§ WRITTEN REQUEST:
All of the data that follows should be retyped exactly, please, except the pictures.

§ SOURCE DATA:

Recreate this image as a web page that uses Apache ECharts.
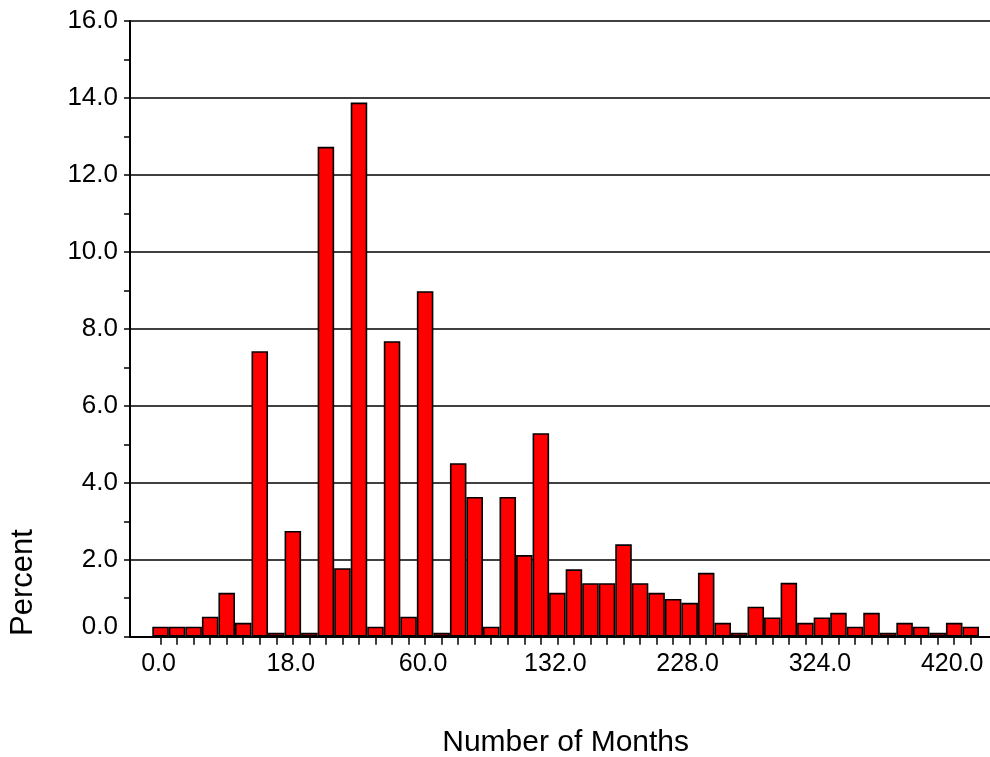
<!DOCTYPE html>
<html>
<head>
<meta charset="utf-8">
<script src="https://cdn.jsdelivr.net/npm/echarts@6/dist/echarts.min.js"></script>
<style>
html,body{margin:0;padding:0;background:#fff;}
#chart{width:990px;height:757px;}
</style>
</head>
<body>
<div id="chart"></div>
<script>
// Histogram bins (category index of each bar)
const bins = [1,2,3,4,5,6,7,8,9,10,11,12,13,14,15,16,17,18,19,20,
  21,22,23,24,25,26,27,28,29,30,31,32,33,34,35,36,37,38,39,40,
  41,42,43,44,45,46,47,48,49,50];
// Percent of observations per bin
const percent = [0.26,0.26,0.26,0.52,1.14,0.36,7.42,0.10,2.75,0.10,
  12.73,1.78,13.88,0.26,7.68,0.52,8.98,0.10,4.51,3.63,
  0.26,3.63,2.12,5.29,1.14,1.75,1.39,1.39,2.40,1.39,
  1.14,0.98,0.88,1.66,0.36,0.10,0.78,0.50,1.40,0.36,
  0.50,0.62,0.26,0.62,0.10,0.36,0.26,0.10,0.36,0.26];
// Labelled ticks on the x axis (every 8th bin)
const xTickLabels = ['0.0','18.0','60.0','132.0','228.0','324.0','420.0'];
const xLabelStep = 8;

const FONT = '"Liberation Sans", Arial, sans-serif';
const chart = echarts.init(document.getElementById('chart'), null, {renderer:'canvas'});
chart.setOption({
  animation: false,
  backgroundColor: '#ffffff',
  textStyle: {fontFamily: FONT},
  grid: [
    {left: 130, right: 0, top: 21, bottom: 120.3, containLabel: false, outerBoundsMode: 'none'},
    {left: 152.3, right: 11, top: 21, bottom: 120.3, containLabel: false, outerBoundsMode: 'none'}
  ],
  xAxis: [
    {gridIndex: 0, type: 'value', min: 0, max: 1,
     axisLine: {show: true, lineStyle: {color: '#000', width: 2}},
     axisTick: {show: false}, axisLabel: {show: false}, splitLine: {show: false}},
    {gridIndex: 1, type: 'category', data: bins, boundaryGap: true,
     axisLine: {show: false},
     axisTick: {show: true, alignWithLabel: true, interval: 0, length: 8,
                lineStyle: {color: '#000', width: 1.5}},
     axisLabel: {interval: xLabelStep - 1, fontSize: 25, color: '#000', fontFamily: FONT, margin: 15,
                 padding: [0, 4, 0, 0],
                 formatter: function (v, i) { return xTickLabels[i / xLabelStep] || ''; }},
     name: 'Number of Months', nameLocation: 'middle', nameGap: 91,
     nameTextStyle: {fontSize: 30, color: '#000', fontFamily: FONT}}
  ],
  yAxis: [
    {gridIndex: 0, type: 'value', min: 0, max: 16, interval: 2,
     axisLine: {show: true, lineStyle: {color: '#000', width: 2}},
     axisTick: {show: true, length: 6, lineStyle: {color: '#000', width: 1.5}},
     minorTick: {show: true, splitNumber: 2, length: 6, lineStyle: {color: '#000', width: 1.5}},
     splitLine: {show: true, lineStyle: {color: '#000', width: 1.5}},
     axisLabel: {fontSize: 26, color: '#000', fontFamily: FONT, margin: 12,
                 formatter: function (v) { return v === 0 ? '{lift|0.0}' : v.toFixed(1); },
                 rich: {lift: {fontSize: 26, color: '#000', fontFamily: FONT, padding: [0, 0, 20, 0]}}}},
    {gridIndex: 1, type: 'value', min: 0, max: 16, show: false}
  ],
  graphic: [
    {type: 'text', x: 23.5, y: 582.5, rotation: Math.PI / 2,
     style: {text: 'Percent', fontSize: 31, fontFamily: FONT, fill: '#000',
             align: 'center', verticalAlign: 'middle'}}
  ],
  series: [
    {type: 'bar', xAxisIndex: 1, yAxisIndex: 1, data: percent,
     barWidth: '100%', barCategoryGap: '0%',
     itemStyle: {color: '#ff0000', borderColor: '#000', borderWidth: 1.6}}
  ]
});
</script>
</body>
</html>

§ THE RESPONSE:
Recreate this image as a web page that uses Apache ECharts.
<!DOCTYPE html>
<html>
<head>
<meta charset="utf-8">
<script src="https://cdn.jsdelivr.net/npm/echarts@6/dist/echarts.min.js"></script>
<style>
html,body{margin:0;padding:0;background:#fff;}
#chart{width:990px;height:757px;}
</style>
</head>
<body>
<div id="chart"></div>
<script>
// Histogram bins (category index of each bar)
const bins = [1,2,3,4,5,6,7,8,9,10,11,12,13,14,15,16,17,18,19,20,
  21,22,23,24,25,26,27,28,29,30,31,32,33,34,35,36,37,38,39,40,
  41,42,43,44,45,46,47,48,49,50];
// Percent of observations per bin
const percent = [0.26,0.26,0.26,0.52,1.14,0.36,7.42,0.10,2.75,0.10,
  12.73,1.78,13.88,0.26,7.68,0.52,8.98,0.10,4.51,3.63,
  0.26,3.63,2.12,5.29,1.14,1.75,1.39,1.39,2.40,1.39,
  1.14,0.98,0.88,1.66,0.36,0.10,0.78,0.50,1.40,0.36,
  0.50,0.62,0.26,0.62,0.10,0.36,0.26,0.10,0.36,0.26];
// Labelled ticks on the x axis (every 8th bin)
const xTickLabels = ['0.0','18.0','60.0','132.0','228.0','324.0','420.0'];
const xLabelStep = 8;

const FONT = '"Liberation Sans", Arial, sans-serif';
const chart = echarts.init(document.getElementById('chart'), null, {renderer:'canvas'});
chart.setOption({
  animation: false,
  backgroundColor: '#ffffff',
  textStyle: {fontFamily: FONT},
  grid: [
    {left: 130, right: 0, top: 21, bottom: 120.3, containLabel: false, outerBoundsMode: 'none'},
    {left: 152.3, right: 11, top: 21, bottom: 120.3, containLabel: false, outerBoundsMode: 'none'}
  ],
  xAxis: [
    {gridIndex: 0, type: 'value', min: 0, max: 1,
     axisLine: {show: true, lineStyle: {color: '#000', width: 2}},
     axisTick: {show: false}, axisLabel: {show: false}, splitLine: {show: false}},
    {gridIndex: 1, type: 'category', data: bins, boundaryGap: true,
     axisLine: {show: false},
     axisTick: {show: true, alignWithLabel: true, interval: 0, length: 8,
                lineStyle: {color: '#000', width: 1.5}},
     axisLabel: {interval: xLabelStep - 1, fontSize: 25, color: '#000', fontFamily: FONT, margin: 15,
                 padding: [0, 4, 0, 0],
                 formatter: function (v, i) { return xTickLabels[i / xLabelStep] || ''; }},
     name: 'Number of Months', nameLocation: 'middle', nameGap: 91,
     nameTextStyle: {fontSize: 30, color: '#000', fontFamily: FONT}}
  ],
  yAxis: [
    {gridIndex: 0, type: 'value', min: 0, max: 16, interval: 2,
     axisLine: {show: true, lineStyle: {color: '#000', width: 2}},
     axisTick: {show: true, length: 6, lineStyle: {color: '#000', width: 1.5}},
     minorTick: {show: true, splitNumber: 2, length: 6, lineStyle: {color: '#000', width: 1.5}},
     splitLine: {show: true, lineStyle: {color: '#000', width: 1.5}},
     axisLabel: {fontSize: 26, color: '#000', fontFamily: FONT, margin: 12,
                 formatter: function (v) { return v === 0 ? '{lift|0.0}' : v.toFixed(1); },
                 rich: {lift: {fontSize: 26, color: '#000', fontFamily: FONT, padding: [0, 0, 20, 0]}}}},
    {gridIndex: 1, type: 'value', min: 0, max: 16, show: false}
  ],
  graphic: [
    {type: 'text', x: 23.5, y: 582.5, rotation: Math.PI / 2,
     style: {text: 'Percent', fontSize: 31, fontFamily: FONT, fill: '#000',
             align: 'center', verticalAlign: 'middle'}}
  ],
  series: [
    {type: 'bar', xAxisIndex: 1, yAxisIndex: 1, data: percent,
     barWidth: '100%', barCategoryGap: '0%',
     itemStyle: {color: '#ff0000', borderColor: '#000', borderWidth: 1.6}}
  ]
});
</script>
</body>
</html>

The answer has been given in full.